Enhancing flexural strength of metakaolin-based geopolymer reinforced with different types of fibers

Abstract

Geopolymers are considered as eco-friendly materials and are used as a cement replacement material. However, geopolymer applications are limited due to its low flexural strength. This work improves the flexural strength of geopolymers by using glass fiber (GF) and bamboo fiber (BF) as the reinforcing materials. Metakaolin (MK) is used as a geopolymer precursor. The mixture of sodium silicate (Na2SiO3) and sodium hydroxide (NaOH) is used as the alkaline activator.
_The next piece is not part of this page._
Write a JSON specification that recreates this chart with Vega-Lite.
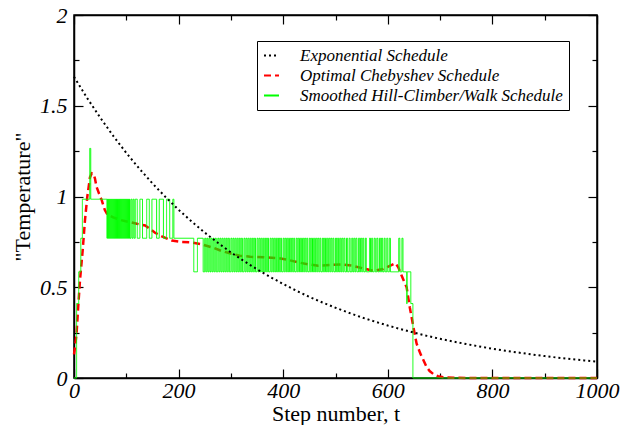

The results show that the interface bond between the reinforced fibers and the geopolymer matrix influences the flexural strength of the composites more than the inherent strength of fibers. Although the inherent strength of BF is lower than that of GF, BF can improve the flexural strength of MK-geopolymer more effectively than GF. The flexural strengths of MK-geopolymer are enhanced by 1.9, 2.5, and 2.6 times when adding 1%, 3%, and 5% by volume of BF, respectively. The rough surface of BF promotes physical interlocking and bonding between BF and the MK-geopolymer matrix. As a result, the flexural and compressive strength of the MK-geopolymer is enhanced by reinforcing with BF. Conversely, GF exhibits poor bonding with the MK-geopolymer matrix. Consequently, the use of GF as the reinforcing material does not improve the flexural and compressive strength of the MK-geopolymer.